En 2018, les pompiers du SDIS 13 ont mené 142 000 interventions. Seuls 37 dossiers pour violences ont été ouverts.
 « Pourquoi si peu ? », demande la sénatrice (LR) du Haut-Rhin Catherine Troendlé. « Parce qu’on a peur de porter plainte. Les gens qui nous agressent, parfois ils nous connaissent. On vit a coté de chez eux, on les croise tous les jours. Ils connaissent nos familles, nos enfants, on a peur des représailles », répond Julien. Les soldats du feu souhaiteraient pouvoir davantage porter plainte. L’année dernière, le sénateur (PS) du Nord Patrick Kanner a déposé une proposition de loi pour que les pompiers bénéficient de l’anonymat, comme les militaires. Une proposition impossible dans le droit français. Alors, la mission d’information travaille sur une autre idée : élargir l’anonymat aux témoins des violences.

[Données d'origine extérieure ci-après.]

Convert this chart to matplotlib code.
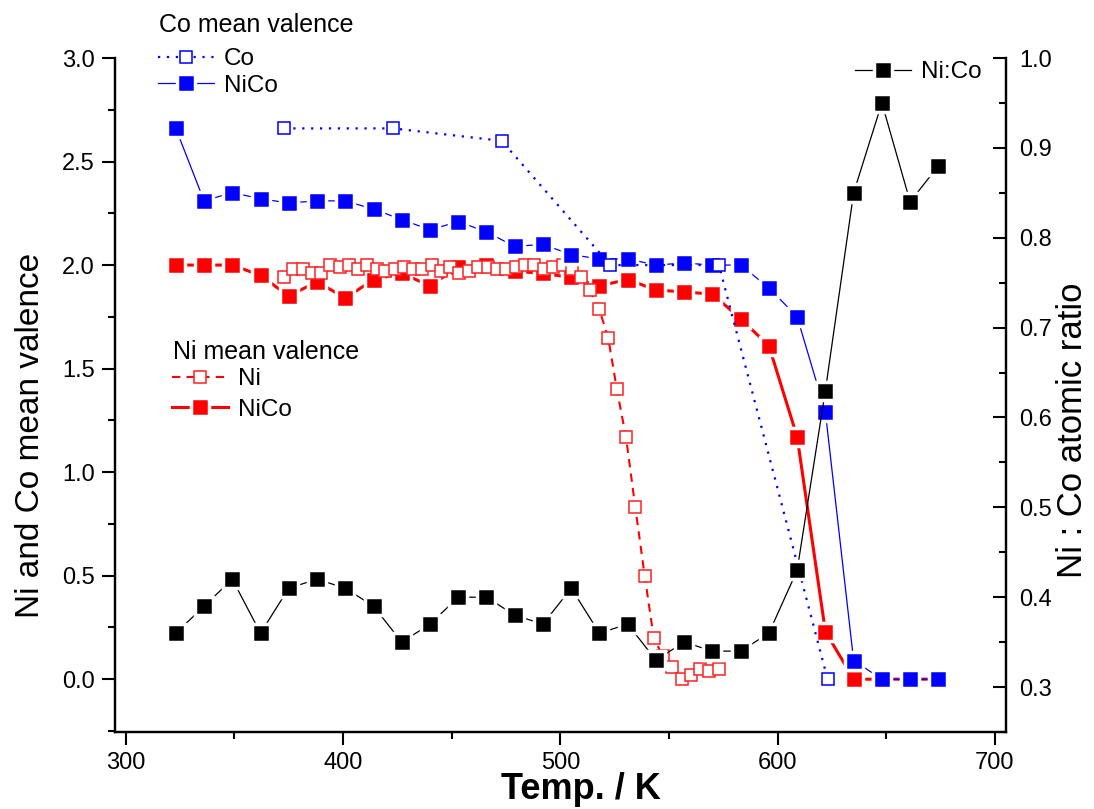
import numpy as np
import matplotlib
matplotlib.use("Agg")
import matplotlib.pyplot as plt
from matplotlib.ticker import MultipleLocator, FormatStrFormatter

plt.rcParams['font.family'] = ['Liberation Sans', 'DejaVu Sans']
plt.rcParams['font.size'] = 17

# temperatures of the NiCo samples (K)
temp = [323, 336, 349, 362, 375, 388, 401, 414, 427, 440, 453, 466, 479, 492,
        505, 518, 531, 544, 557, 570, 583, 596, 609, 622, 635, 648, 661, 674]
co_nico = [2.66, 2.31, 2.35, 2.32, 2.30, 2.31, 2.31, 2.27, 2.22, 2.17, 2.21, 2.16, 2.09, 2.10,
           2.05, 2.03, 2.03, 2.00, 2.01, 2.00, 2.00, 1.89, 1.75, 1.29, 0.09, 0.00, 0.00, 0.00]
ni_nico = [2.00, 2.00, 2.00, 1.95, 1.85, 1.92, 1.84, 1.93, 1.96, 1.90, 1.99, 2.00, 1.97, 1.96,
           1.94, 1.90, 1.93, 1.88, 1.87, 1.86, 1.74, 1.61, 1.17, 0.23, 0.00, 0.00, 0.00, 0.00]
ratio = [0.36, 0.39, 0.42, 0.36, 0.41, 0.42, 0.41, 0.39, 0.35, 0.37, 0.40, 0.40, 0.38, 0.37,
         0.41, 0.36, 0.37, 0.33, 0.35, 0.34, 0.34, 0.36, 0.43, 0.63, 0.85, 0.95, 0.84, 0.88]

# Co reference sample
temp_co = [373, 423, 473, 523, 573, 623]
co_co = [2.66, 2.66, 2.60, 2.00, 2.00, 0.00]

# Ni reference sample
temp_ni = [373.0, 377.1, 381.5, 385.6, 390.0, 394.0, 398.5, 402.8, 407.0, 411.2, 415.5, 419.5,
           423.8, 428.0, 432.3, 436.5, 440.8, 445.0, 449.2, 453.5, 458.0, 462.3, 466.5, 470.8,
           475.0, 479.5, 483.8, 488.0, 492.3, 496.5, 501.0, 505.2, 509.3, 513.5, 517.8, 522.0,
           526.0, 530.2, 534.5, 538.8, 543.0, 547.2, 551.5, 555.8, 560.0, 564.2, 568.5, 572.8]
ni_ni = [1.94, 1.98, 1.98, 1.96, 1.96, 2.00, 1.99, 2.00, 1.98, 2.00, 1.98, 1.97,
         1.98, 1.99, 1.98, 1.98, 2.00, 1.97, 1.99, 1.96, 1.97, 1.99, 1.99, 1.98,
         1.98, 1.99, 2.00, 2.00, 1.98, 1.99, 2.00, 1.98, 1.94, 1.88, 1.79, 1.65,
         1.40, 1.17, 0.83, 0.50, 0.20, 0.11, 0.06, 0.00, 0.02, 0.05, 0.04, 0.05]

fig = plt.figure(figsize=(10.94, 8.09), dpi=100)
ax = fig.add_axes([0.1051, 0.0952, 0.8142, 0.8331])
ax2 = ax.twinx()

# filled squares get a thin white rim so the lines stop short of them
filled = dict(marker='s', ms=12.5, mec='white', mew=2.5)
l_ni_nico, = ax.plot(temp, ni_nico, '-', color='#ff0000', lw=2.2, mfc='#ff0000',
                     label='NiCo', **filled)
l_ni, = ax.plot(temp_ni, ni_ni, '--', color='#ff0000', lw=1.5, dashes=(4, 3), marker='s', ms=8.5,
                mfc='white', mec='#ff2020', mew=1.1, label='Ni')
l_co_nico, = ax.plot(temp, co_nico, '-', color='#0000ff', lw=0.9, mfc='#0000ff',
                     label='NiCo', **filled)
l_co, = ax.plot(temp_co, co_co, ':', color='#0000ff', lw=1.6, dashes=(1, 3), marker='s', ms=8.5,
                mfc='white', mec='#0000ff', mew=1.1, label='Co')
l_ratio, = ax2.plot(temp, ratio, '-', color='black', lw=0.9, mfc='black',
                    label='Ni:Co', **filled)

ax.set_xlim(295, 705)
ax.set_ylim(-0.255, 3.0)
ax2.set_ylim(0.25, 1.0)

ax.xaxis.set_major_locator(MultipleLocator(100))
ax.xaxis.set_minor_locator(MultipleLocator(50))
ax.yaxis.set_major_locator(MultipleLocator(0.5))
ax.yaxis.set_minor_locator(MultipleLocator(0.25))
ax.yaxis.set_major_formatter(FormatStrFormatter('%.1f'))
ax2.yaxis.set_major_locator(MultipleLocator(0.1))
ax2.yaxis.set_minor_locator(MultipleLocator(0.05))
ax2.yaxis.set_major_formatter(FormatStrFormatter('%.1f'))

for a in (ax, ax2):
    a.spines['top'].set_visible(False)
    for s in a.spines.values():
        s.set_linewidth(1.6)
ax.tick_params(which='both', direction='out', width=1.5, labelsize=17)
ax.tick_params(which='major', length=9.5, pad=5)
ax.tick_params(which='minor', length=5)
ax2.tick_params(which='both', direction='in', width=1.5, labelsize=17)
ax2.tick_params(which='major', length=9.5, pad=10)
ax2.tick_params(which='minor', length=5)

ax.set_xlabel('Temp. / K', fontsize=26, fontweight='bold', va='bottom')
ax.xaxis.set_label_coords(0.523, -0.112)
ax.set_ylabel('Ni and Co mean valence', fontsize=24)
ax.yaxis.set_label_coords(-0.078, 0.44)
ax2.set_ylabel('Ni : Co atomic ratio', fontsize=25)
ax2.yaxis.set_label_coords(1.057, 0.448)

# legend titles as plain texts
fig.text(159 / 1094, 1 - 25 / 809, 'Co mean valence', fontsize=18, ha='left', va='center')
fig.text(173 / 1094, 1 - 352 / 809, 'Ni mean valence', fontsize=18, ha='left', va='center')

common = dict(frameon=False, numpoints=1, handlelength=2.3, handletextpad=0.4,
              borderpad=0, borderaxespad=0, fontsize=17.5,
              bbox_transform=fig.transFigure, loc='upper left')
leg1 = ax.legend([l_co, l_co_nico], ['Co', 'NiCo'], labelspacing=0.2,
                 bbox_to_anchor=(158 / 1094, 1 - 48 / 809), **common)
ax.add_artist(leg1)
leg2 = ax.legend([l_ni, l_ni_nico], ['Ni', 'NiCo'], labelspacing=0.35,
                 bbox_to_anchor=(172 / 1094, 1 - 368 / 809), **common)
ax2.legend([l_ratio], ['Ni:Co'], bbox_to_anchor=(855 / 1094, 1 - 61 / 809), **common)

fig.savefig('out.png', dpi=100)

"Un témoin d'agression de sapeur de pompier devrait pouvoir témoigner de manière anonyme" estime Patrick Kanner
00:47

 

Alors, en attendant des solutions législatives, les pompiers s’organisent pour faire face aux violences : cours de self-défense, matériel de protection, opérations conjointes avec la police dans la mesure du possible. Quand on évoque l’idée d’armer les pompiers, ceux-ci sont unanimes : « Hors de question ! Si on s’arme, cela ne va provoquer qu’une escalade dans la violence, ce n’est pas la solution. »

En rencontrant les sénateurs, les pompiers du SDIS 13 sont bien conscients que leur situation ne changera pas du jour au lendemain. Mais ils espèrent au moins que les violences qu’ils subissent au quotidien auront un écho au niveau national. La mission d’information du Sénat veut rendre ses conclusions à la rentrée parlementaire, en octobre.